YES! For some reason they never last more than six months to a year in our home and it’s always the pepper that goes first. One day it just gives up on it’s one, single function in life and decides it’s time to retire to the back of the cupboard for all eternity.
So after spending four hours cleaning my kitchen the other day I decided that, instead of leaving them cluttering up the limited cupboard space we have or just throwing them out I would challenge myself to DIY with them! I have got to admit it was a bit of a strange one, even for me and now I’m looking at the photos I wish I’d have a candle handy as I think they would make better candle holders!
You could even slip a test tube in and use them as a small vase. Just throwing those ideas out there in case you’re as unlucky with seasoning as I am. If not then you might want to give this one a miss.
Old Pepper Pots | Paint | Wood Sticks & Cord
You need to find a piece of wood, plastic or metal that is just too big to easily fit into the inside of the pot. You will also need to be able to attach the cord to the ‘stick’. It will become clear later why exactly. Keep reading!
Once you have something resembling the image above check to make sure you can hang the whole thing from the string without it falling off.

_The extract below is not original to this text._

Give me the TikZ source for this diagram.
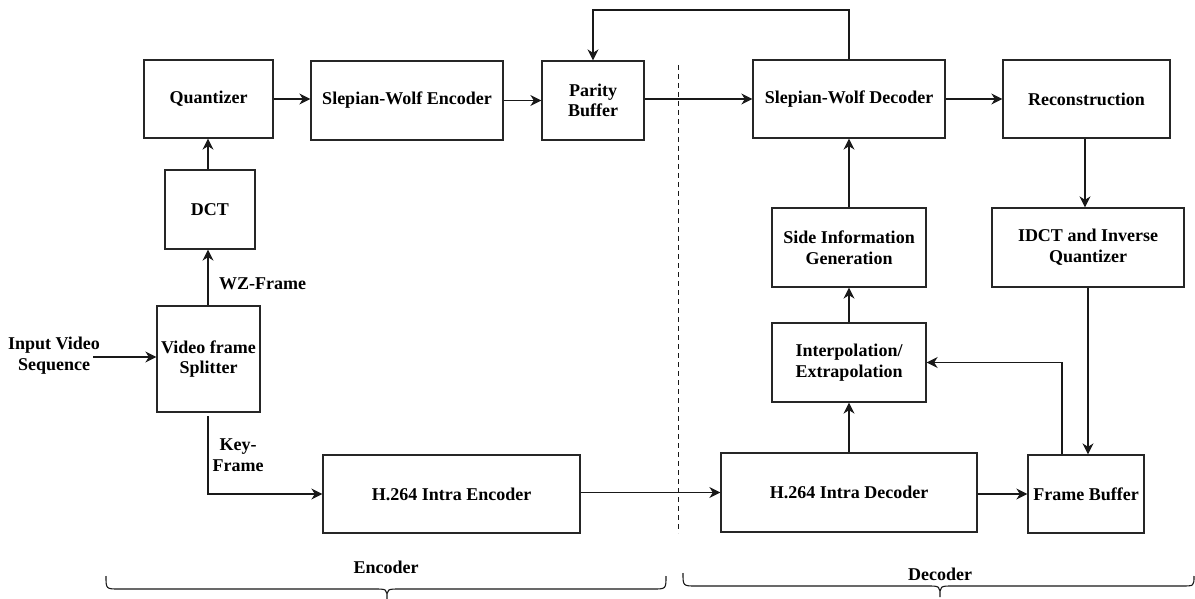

I love the smooth look you get when you dip any item into paint and it also means you don’t have to sand because, well no one has time for that! You can just paint onto the surface but it’s going to take a lot of coats. My advice – pick up a cheap can of emulsion (latex) paint and get dipping!
Bring the pepper pot out of the paint at an angle and let some of the paint drip off before bringing it upright. This will hopefully stop the pot dropping back into the paint as it did for me, a number of times. Before you begin the dipping it’s sensible to set up something to hang the cord from at this point. This could be a pipe over two piles of books or two chairs etc. Set it up above the paint so you can leave all the excess to drip off.
Keep checking on the progress, scraping off the excess paint from the bottom of the pot every now and then. Once it’s dry you are ready to use your new pencil pot, or vase, or candle holder, or whatever!